> **EXERCISE**
Starting at the first line of the data, please print exactly those lines through the one that holds "(0,0) rectangle (3394,989);", omitting every picture.

> **DATA SECTION**
=-=-=-=-=

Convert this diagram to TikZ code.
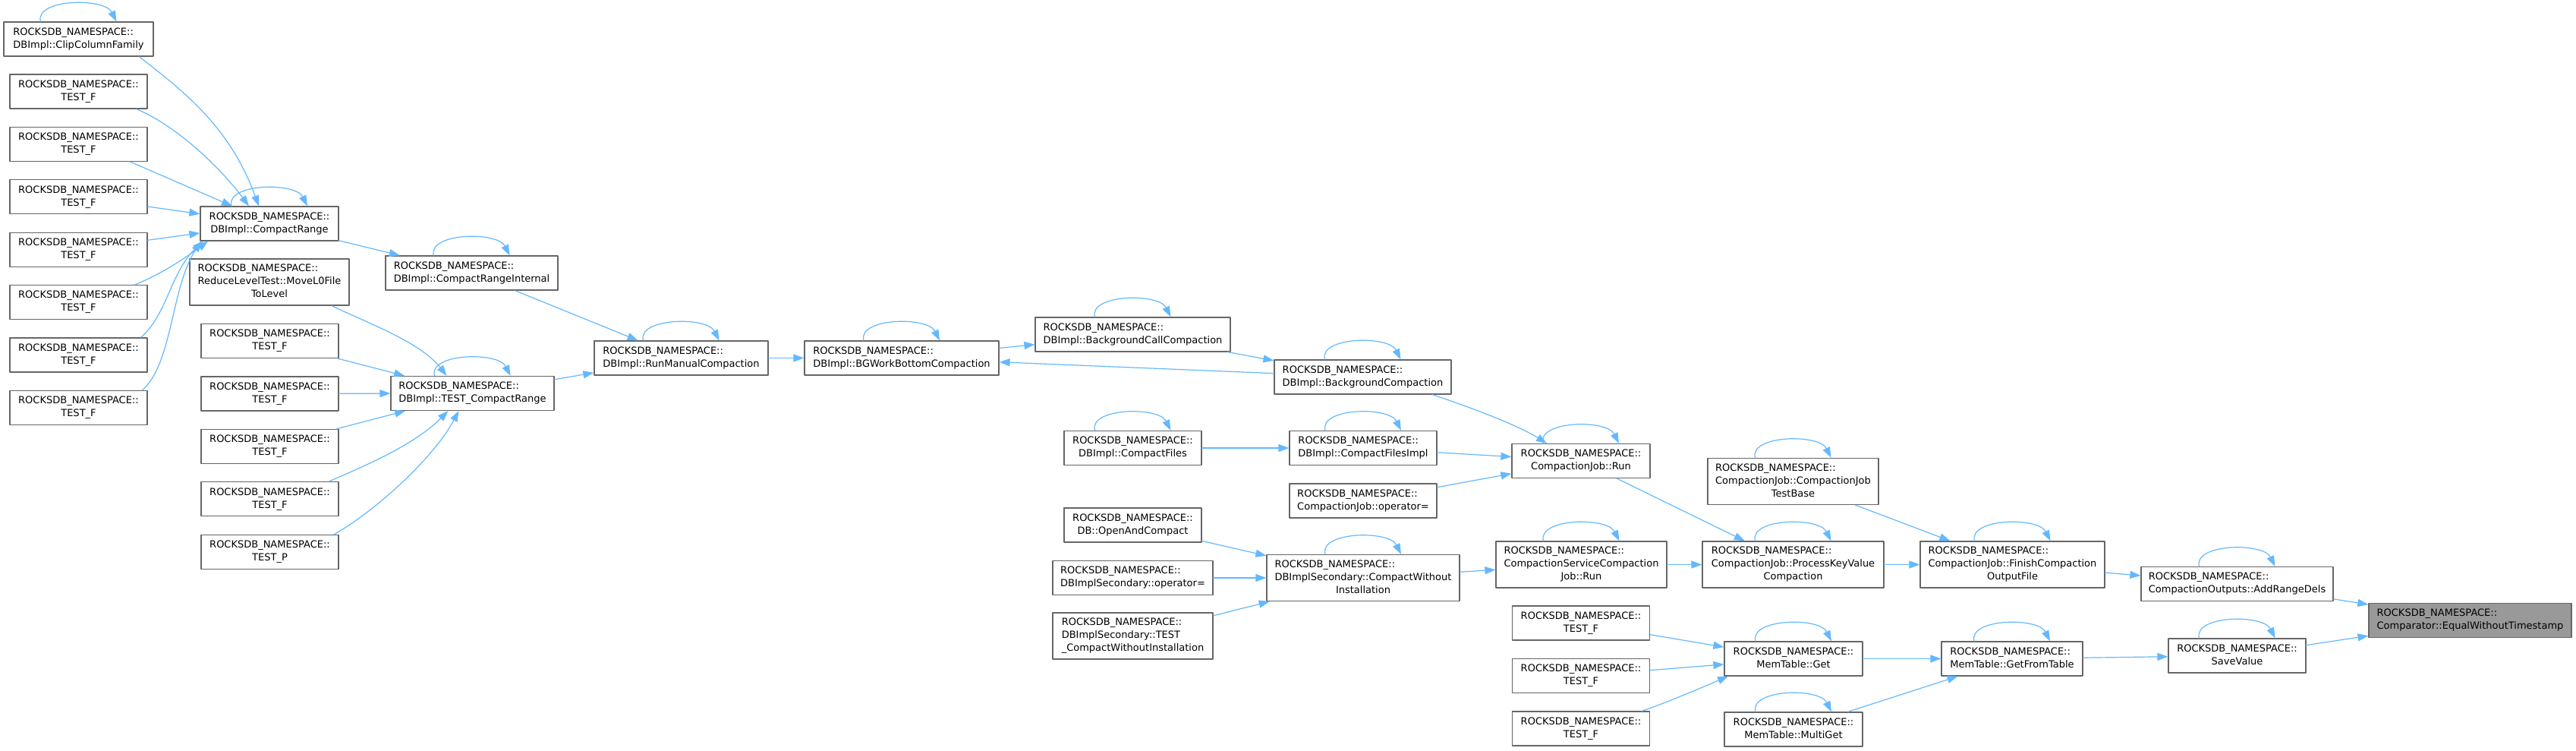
\documentclass[tikz,border=0pt]{standalone}
\usepackage{fontspec}
\usetikzlibrary{arrows.meta}
\newfontfamily\fnfont{DejaVu Sans}
\definecolor{edgeblue}{HTML}{63B8FF}
\definecolor{nodeline}{HTML}{666666}
\definecolor{focusgray}{HTML}{999999}
\newcommand{\fn}[1]{\begin{tabular}{@{}l@{}}ROCKSDB\_NAMESPACE::\\\multicolumn{1}{@{}c@{}}{#1}\end{tabular}}
\newcommand{\fnn}[2]{\begin{tabular}{@{}l@{}}ROCKSDB\_NAMESPACE::\\#1\\\multicolumn{1}{@{}c@{}}{#2}\end{tabular}}

\begin{document}
\begin{tikzpicture}[x=0.5pt,y=-0.5pt,line cap=round,line join=round,
  fnode/.style={draw=nodeline,fill=white,line width=0.6pt,inner sep=0pt,
    minimum height=22.5pt,font=\fnfont\fontsize{6.5pt}{8.5pt}\selectfont},
  fnode3/.style={fnode,minimum height=30.5pt},
  testbox/.style={fnode,minimum width=90.5pt},
  focus/.style={fill=focusgray},
  edge/.style={draw=edgeblue,line width=0.6pt,-{Triangle[length=7pt,width=5pt]}}]
  \useasboundingbox (0,0) rectangle (3394,989);

  \node[fnode,minimum width=98.5pt] (clip) at (103.5,51.5) {\fn{DBImpl::ClipColumnFamily}};
  \foreach \i in {1,...,7} {
    \node[testbox] (l\i) at (103.5,{51.1+69.4*\i}) {\fn{TEST\_F}};
  }
  \node[fnode,minimum width=91pt] (cr) at (355,294.5) {\fn{DBImpl::CompactRange}};
  \node[fnode3,minimum width=105pt] (rlt) at (355,371.5) {\fnn{ReduceLevelTest::MoveL0File}{ToLevel}};
  \foreach \i in {1,...,4} {
    \node[testbox] (m\i) at (355.5,{379.6+69.4*\i}) {\fn{TEST\_F}};
  }
  \node[testbox] (tp) at (355.5,726.6) {\fn{TEST\_P}};
  \node[fnode,minimum width=113.5pt] (cri) at (621.5,359.5) {\fn{DBImpl::CompactRangeInternal}};
  \node[fnode,minimum width=107.5pt] (tcr) at (622.5,518) {\fn{DBImpl::TEST\_CompactRange}};
  \node[fnode,minimum width=114.5pt] (rmc) at (897.5,471.5) {\fn{DBImpl::RunManualCompaction}};
  \node[fnode,minimum width=128pt] (bgw) at (1188,471.5) {\fn{DBImpl::BGWorkBottomCompaction}};
  \node[fnode,minimum width=128.5pt] (bcc) at (1492.5,440.5) {\fn{DBImpl::BackgroundCallCompaction}};
  \node[fnode,minimum width=116.5pt] (bc) at (1795.5,496.5) {\fn{DBImpl::BackgroundCompaction}};
  \node[testbox] (cf) at (1492.5,590) {\fn{DBImpl::CompactFiles}};
  \node[fnode,minimum width=97pt] (cfi) at (1796,590) {\fn{DBImpl::CompactFilesImpl}};
  \node[fnode,minimum width=97pt] (cjop) at (1796,659.5) {\fn{CompactionJob::operator=}};
  \node[testbox] (oac) at (1492.5,691.5) {\fn{DB::OpenAndCompact}};
  \node[fnode,minimum width=105.5pt] (dsop) at (1492.5,761) {\fn{DBImplSecondary::operator=}};
  \node[fnode3,minimum width=105.5pt] (dstest) at (1492.5,837.5) {\fnn{DBImplSecondary::TEST}{\_CompactWithoutInstallation}};
  \node[fnode3,minimum width=127pt] (cwi) at (1796,761) {\fnn{DBImplSecondary::CompactWithout}{Installation}};
  \node[fnode,minimum width=91pt] (cjrun) at (2083,607) {\fn{CompactionJob::Run}};
  \node[fnode3,minimum width=112.5pt] (cscj) at (2083.5,743.5) {\fnn{CompactionServiceCompaction}{Job::Run}};
  \node[fnode3,minimum width=119.5pt] (pkv) at (2362.5,743.5) {\fnn{CompactionJob::ProcessKeyValue}{Compaction}};
  \node[fnode3,minimum width=112.5pt] (cjtb) at (2362.5,634) {\fnn{CompactionJob::CompactionJob}{TestBase}};
  \foreach \i in {1,...,3} {
    \node[testbox] (r\i) at (2083,{751+69.5*\i}) {\fn{TEST\_F}};
  }
  \node[fnode,minimum width=91pt] (get) at (2363,867.5) {\fn{MemTable::Get}};
  \node[fnode,minimum width=91pt] (mget) at (2363,960.5) {\fn{MemTable::MultiGet}};
  \node[fnode3,minimum width=121.5pt] (fcof) at (2651.5,743.5) {\fnn{CompactionJob::FinishCompaction}{OutputFile}};
  \node[fnode,minimum width=93pt] (gft) at (2651,867.5) {\fn{MemTable::GetFromTable}};
  \node[fnode,minimum width=126.5pt] (ard) at (2947.5,769) {\fn{CompactionOutputs::AddRangeDels}};
  \node[testbox] (sv) at (2947.5,863.5) {\fn{SaveValue}};
  \node[fnode,focus,minimum width=133.5pt] (ewt) at (3254.5,817) {\fn{Comparator::EqualWithoutTimestamp}};

  \foreach \n in {clip,cr,cri,tcr,rmc,bgw,bcc,bc,cf,cfi,cwi,cjrun,cscj,pkv,cjtb,get,mget,fcof,gft,ard,sv} {
    \draw[edge] ([xshift=-25pt]\n.north) .. controls +(-4pt,15pt) and +(-8pt,16pt) .. ([xshift=25pt]\n.north);
  }

  \draw[edge] ([xshift=40pt]clip.south) .. controls +(50,40) and +(-40,-110) .. ([xshift=-7pt]cr.north);
  \draw[edge] ([xshift=38pt]l1.south) .. controls +(45,18) and +(-45,-60) .. ([xshift=-13.5pt]cr.north);
  \draw[edge] ([xshift=34pt]l2.south) -- ([xshift=-24.5pt]cr.north);
  \draw[edge] (l3) -- (cr);
  \draw[edge] (l4) -- (cr);
  \draw[edge] ([xshift=37pt]l5.north) .. controls +(30,-12) and +(-38,28) .. ([xshift=-40.5pt]cr.south);
  \draw[edge] ([xshift=41pt]l6.north) .. controls +(35,-30) and +(-43,40) .. ([xshift=-43.5pt]cr.south);
  \draw[edge] ([xshift=42pt]l7.north) .. controls +(40,-35) and +(-40,62) .. ([xshift=-45pt]cr.south);

  \draw[edge] (cr) -- (cri);
  \draw[edge] (cri) -- (rmc);
  \draw[edge] ([xshift=41pt]rlt.south) .. controls +(45,22) and +(-35,-45) .. ([xshift=-17pt]tcr.north);
  \draw[edge] (m1) -- (tcr);
  \draw[edge] (m2) -- (tcr);
  \draw[edge] (m3) -- (tcr);
  \draw[edge] ([xshift=39pt]m4.north) .. controls +(50,-22) and +(-45,45) .. ([xshift=-16pt]tcr.south);
  \draw[edge] ([xshift=42.5pt]tp.north) .. controls +(50,-28) and +(-35,65) .. ([xshift=-9pt]tcr.south);
  \draw[edge] (tcr) -- (rmc);

  \draw[edge] (rmc) -- (bgw);
  \draw[edge] (bgw) -- (bcc);
  \draw[edge] (bcc) -- (bc);
  \draw[edge] (bc) -- (bgw);
  \draw[edge] ([xshift=45.75pt]bc.south) .. controls +(45,15) and +(-40,-25) .. ([xshift=-22.5pt]cjrun.north);
  \draw[edge] (cf) -- (cfi);
  \draw[edge] (cfi) -- (cjrun);
  \draw[edge] (cjop) -- (cjrun);
  \draw[edge] (oac) -- (cwi);
  \draw[edge] (dsop) -- (cwi);
  \draw[edge] (dstest) -- (cwi);
  \draw[edge] (cwi) -- (cscj);

  \draw[edge] (cjrun) -- (pkv);
  \draw[edge] (cscj) -- (pkv);
  \draw[edge] (cjtb) -- (fcof);
  \draw[edge] (pkv) -- (fcof);
  \draw[edge] (r1) -- (get);
  \draw[edge] (r2) -- (get);
  \draw[edge] ([xshift=40pt]r3.north) .. controls +(30,-10) and +(-35,15) .. ([xshift=-43pt]get.south);
  \draw[edge] (get) -- (gft);
  \draw[edge] (mget) -- (gft);

  \draw[edge] (fcof) -- (ard);
  \draw[edge] (ard) -- (ewt);
  \draw[edge] (gft) -- (sv);
  \draw[edge] (sv) -- (ewt);
\end{tikzpicture}
\end{document}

=-=-=-=-=

> **PROBLEM SOLUTION**
Convert this diagram to TikZ code.
\documentclass[tikz,border=0pt]{standalone}
\usepackage{fontspec}
\usetikzlibrary{arrows.meta}
\newfontfamily\fnfont{DejaVu Sans}
\definecolor{edgeblue}{HTML}{63B8FF}
\definecolor{nodeline}{HTML}{666666}
\definecolor{focusgray}{HTML}{999999}
\newcommand{\fn}[1]{\begin{tabular}{@{}l@{}}ROCKSDB\_NAMESPACE::\\\multicolumn{1}{@{}c@{}}{#1}\end{tabular}}
\newcommand{\fnn}[2]{\begin{tabular}{@{}l@{}}ROCKSDB\_NAMESPACE::\\#1\\\multicolumn{1}{@{}c@{}}{#2}\end{tabular}}

\begin{document}
\begin{tikzpicture}[x=0.5pt,y=-0.5pt,line cap=round,line join=round,
  fnode/.style={draw=nodeline,fill=white,line width=0.6pt,inner sep=0pt,
    minimum height=22.5pt,font=\fnfont\fontsize{6.5pt}{8.5pt}\selectfont},
  fnode3/.style={fnode,minimum height=30.5pt},
  testbox/.style={fnode,minimum width=90.5pt},
  focus/.style={fill=focusgray},
  edge/.style={draw=edgeblue,line width=0.6pt,-{Triangle[length=7pt,width=5pt]}}]
  \useasboundingbox (0,0) rectangle (3394,989);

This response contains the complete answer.